This month marks Domestic Violence Awareness Month, raising awareness of one of the most under reported crimes around the world.
Many people automatically associate the term domestic violence with images of physically battered women but it is incredibly important to understand abusive intimate partner relationships take many forms and impact people of all genders, ages, socio-economic and ethnic backgrounds.
Sexual assault or coercion, emotional abuse and financial control are also ways in which people damage their partners.
Adolescents who are not cohabitating, including young teens, are not immune from intimate partner violence. Neither are men or people who are in same sex relationships.
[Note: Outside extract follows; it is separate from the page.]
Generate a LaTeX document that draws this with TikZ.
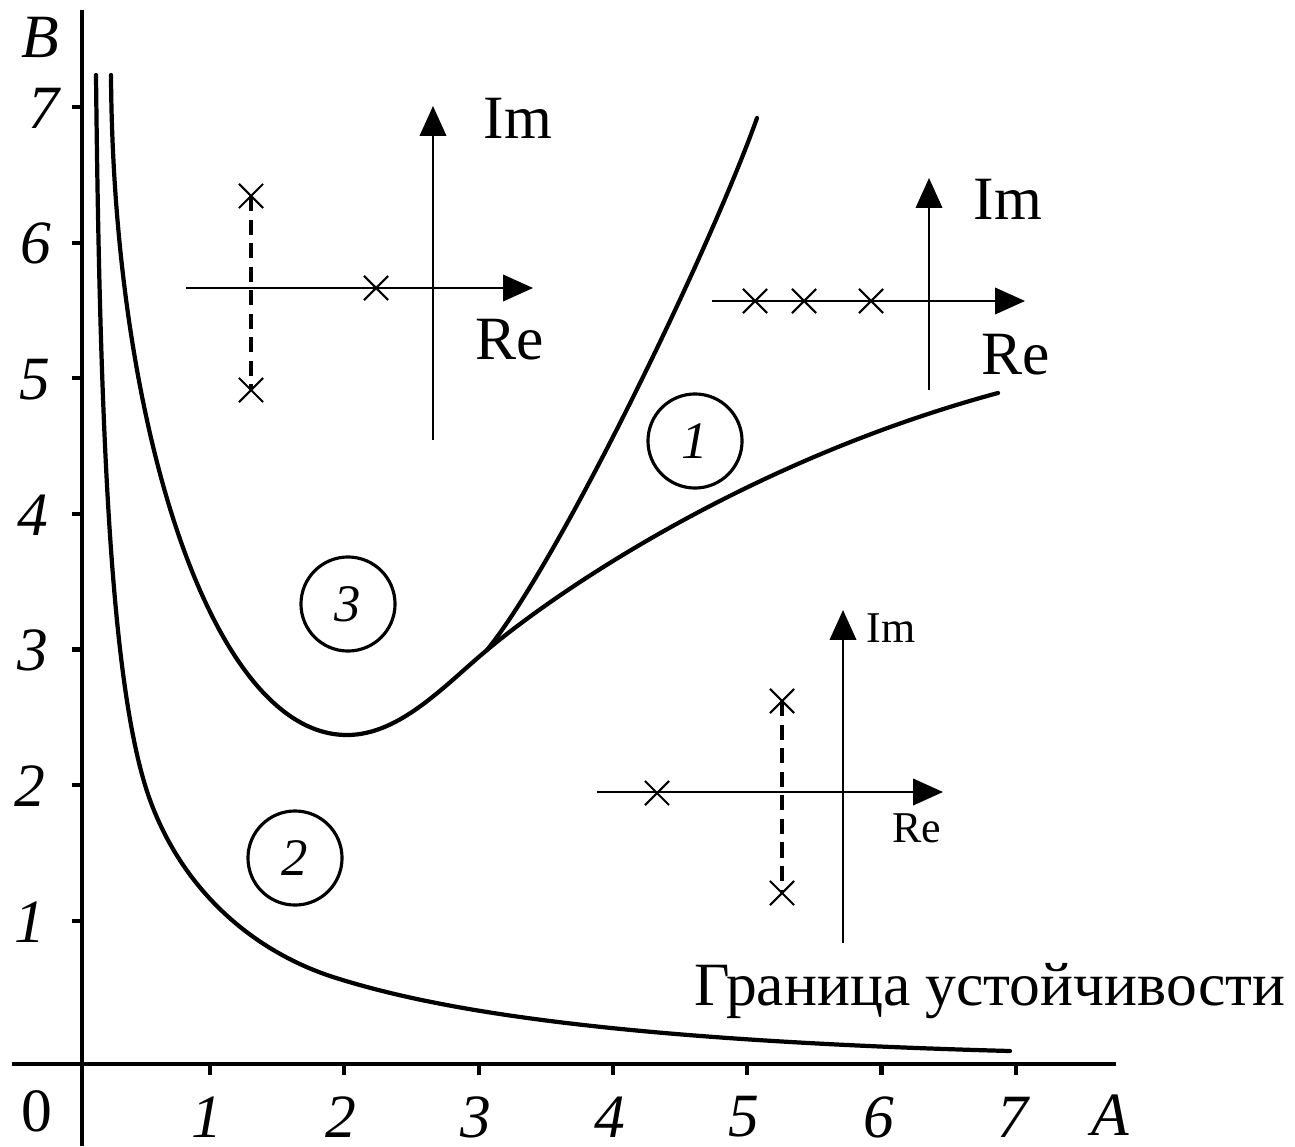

While many relationships can cause changes (for example, your non athletic friend has a new found love of a sport their current partner likes), sudden and severe differences in personality and temperament can be warning signs of an unhealthy dynamic. This is particularly true if it is coupled with the breakdown of other important relationships in a person's life. Abuse can run rampant when people are isolated from their support network.
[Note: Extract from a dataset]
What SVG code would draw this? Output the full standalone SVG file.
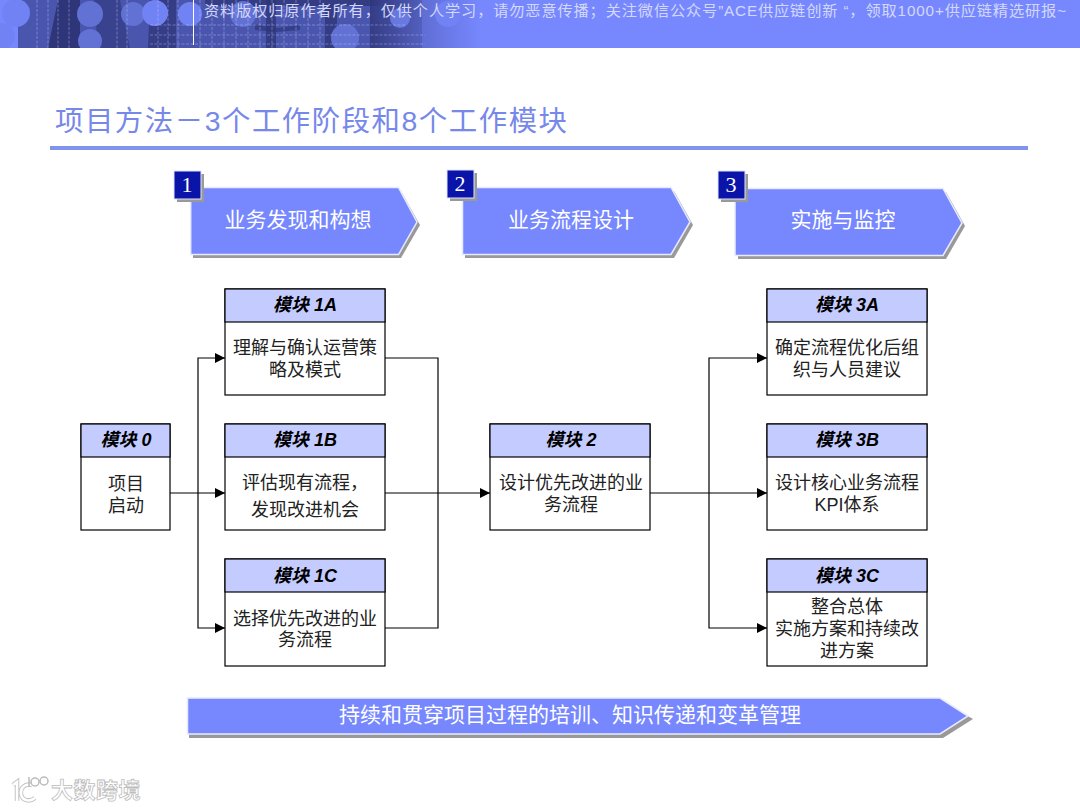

If you are worried that a friend or loved one may be in an abusive relationship and notice them becoming distant and hard to reach, encourage them to seek help. Be supportive and non-judgmental. Remember that ultimately this is their decision to make, so don't pressure them to leave their relationship immediately if they are not ready.
Once they do decide to leave, help them develop a safety plan.
You can research local resources here for more information.
As a society we have made some positive strides around the issue of intimate partner violence but we still have a long way to go in supporting vulnerable people in need and giving them safe alternatives to the very real dangers they face.